**Supplied information**
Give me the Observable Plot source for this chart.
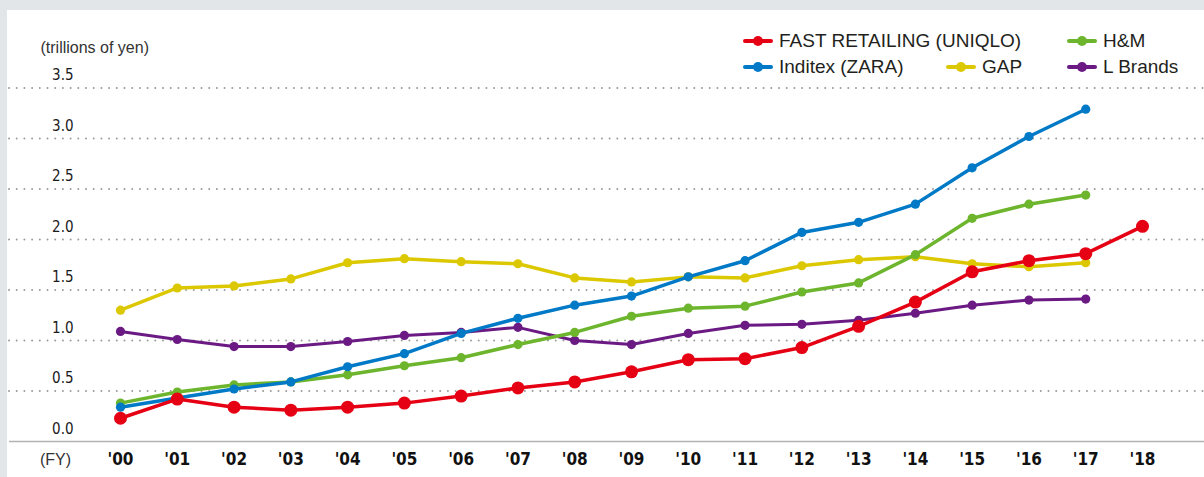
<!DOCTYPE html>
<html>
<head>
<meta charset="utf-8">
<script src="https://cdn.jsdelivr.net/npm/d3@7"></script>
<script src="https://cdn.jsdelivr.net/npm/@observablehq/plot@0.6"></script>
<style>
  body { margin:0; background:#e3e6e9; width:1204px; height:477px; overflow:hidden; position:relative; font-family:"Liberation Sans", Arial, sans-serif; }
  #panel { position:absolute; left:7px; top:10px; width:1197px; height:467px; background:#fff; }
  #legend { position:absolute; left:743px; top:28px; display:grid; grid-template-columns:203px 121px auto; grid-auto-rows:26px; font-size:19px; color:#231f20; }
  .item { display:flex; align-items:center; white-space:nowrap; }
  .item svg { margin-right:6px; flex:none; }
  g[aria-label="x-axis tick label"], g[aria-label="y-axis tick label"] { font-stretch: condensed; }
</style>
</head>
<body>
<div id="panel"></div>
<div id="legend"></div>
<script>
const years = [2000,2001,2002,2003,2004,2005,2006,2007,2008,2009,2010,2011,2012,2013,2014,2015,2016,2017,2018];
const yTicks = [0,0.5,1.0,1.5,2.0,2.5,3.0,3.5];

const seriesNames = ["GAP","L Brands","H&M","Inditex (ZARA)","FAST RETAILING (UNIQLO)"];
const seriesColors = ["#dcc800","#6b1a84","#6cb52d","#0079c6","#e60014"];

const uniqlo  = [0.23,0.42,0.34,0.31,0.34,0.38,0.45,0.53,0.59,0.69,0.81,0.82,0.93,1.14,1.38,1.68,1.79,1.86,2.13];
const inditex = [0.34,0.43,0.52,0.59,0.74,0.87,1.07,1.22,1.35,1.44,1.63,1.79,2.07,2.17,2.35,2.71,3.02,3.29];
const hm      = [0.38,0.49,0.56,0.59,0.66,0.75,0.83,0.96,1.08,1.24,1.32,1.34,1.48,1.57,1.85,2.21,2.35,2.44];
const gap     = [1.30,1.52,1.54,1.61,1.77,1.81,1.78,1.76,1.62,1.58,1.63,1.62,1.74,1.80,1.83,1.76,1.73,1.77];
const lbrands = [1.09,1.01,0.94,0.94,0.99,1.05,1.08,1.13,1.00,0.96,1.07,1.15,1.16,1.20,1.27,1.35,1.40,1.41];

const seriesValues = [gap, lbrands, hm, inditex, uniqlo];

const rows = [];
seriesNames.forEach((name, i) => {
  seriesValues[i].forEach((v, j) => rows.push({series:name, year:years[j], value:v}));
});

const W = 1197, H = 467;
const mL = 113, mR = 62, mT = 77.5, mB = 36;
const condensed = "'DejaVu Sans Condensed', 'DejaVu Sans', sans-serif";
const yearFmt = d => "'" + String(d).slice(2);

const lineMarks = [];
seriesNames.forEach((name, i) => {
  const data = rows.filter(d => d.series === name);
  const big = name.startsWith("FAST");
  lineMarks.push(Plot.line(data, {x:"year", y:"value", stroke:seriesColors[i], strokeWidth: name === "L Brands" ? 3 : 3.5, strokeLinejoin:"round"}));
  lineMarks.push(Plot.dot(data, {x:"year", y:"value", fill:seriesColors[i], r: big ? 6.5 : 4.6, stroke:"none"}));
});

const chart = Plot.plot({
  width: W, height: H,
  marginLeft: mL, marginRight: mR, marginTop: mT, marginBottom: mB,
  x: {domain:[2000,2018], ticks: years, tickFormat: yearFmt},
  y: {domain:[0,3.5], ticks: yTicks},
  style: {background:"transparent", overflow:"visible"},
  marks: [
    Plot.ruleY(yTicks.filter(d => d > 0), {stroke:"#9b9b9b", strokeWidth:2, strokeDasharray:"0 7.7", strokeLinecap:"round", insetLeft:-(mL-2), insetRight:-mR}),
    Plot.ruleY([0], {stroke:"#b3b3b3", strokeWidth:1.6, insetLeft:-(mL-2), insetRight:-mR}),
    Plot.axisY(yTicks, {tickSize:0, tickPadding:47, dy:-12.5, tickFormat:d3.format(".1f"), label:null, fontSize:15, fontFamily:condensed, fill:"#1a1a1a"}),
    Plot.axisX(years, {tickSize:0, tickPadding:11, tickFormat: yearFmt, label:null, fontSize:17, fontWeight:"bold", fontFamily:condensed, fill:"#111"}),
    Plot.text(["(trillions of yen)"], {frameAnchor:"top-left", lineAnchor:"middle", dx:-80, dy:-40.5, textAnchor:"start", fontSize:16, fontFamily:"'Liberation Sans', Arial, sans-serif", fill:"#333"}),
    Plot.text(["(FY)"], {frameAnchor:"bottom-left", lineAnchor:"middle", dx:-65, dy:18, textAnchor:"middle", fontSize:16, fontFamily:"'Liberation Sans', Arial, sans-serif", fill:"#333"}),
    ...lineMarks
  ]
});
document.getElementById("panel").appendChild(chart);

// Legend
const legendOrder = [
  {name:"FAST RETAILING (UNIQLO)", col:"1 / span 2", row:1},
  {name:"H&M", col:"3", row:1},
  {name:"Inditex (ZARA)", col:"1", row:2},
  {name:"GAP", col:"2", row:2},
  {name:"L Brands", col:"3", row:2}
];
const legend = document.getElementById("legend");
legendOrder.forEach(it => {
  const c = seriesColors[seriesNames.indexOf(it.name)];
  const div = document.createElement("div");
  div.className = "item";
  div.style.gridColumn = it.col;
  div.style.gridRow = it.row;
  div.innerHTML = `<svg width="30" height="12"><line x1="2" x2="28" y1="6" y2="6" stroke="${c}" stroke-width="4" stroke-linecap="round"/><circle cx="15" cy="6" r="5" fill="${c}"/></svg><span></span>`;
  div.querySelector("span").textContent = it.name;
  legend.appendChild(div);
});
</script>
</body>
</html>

**Set task**
Where a line in the material contains "chart", copy that line.

**Answer for the task**
Give me the Observable Plot source for this chart.
const chart = Plot.plot({
document.getElementById("panel").appendChild(chart);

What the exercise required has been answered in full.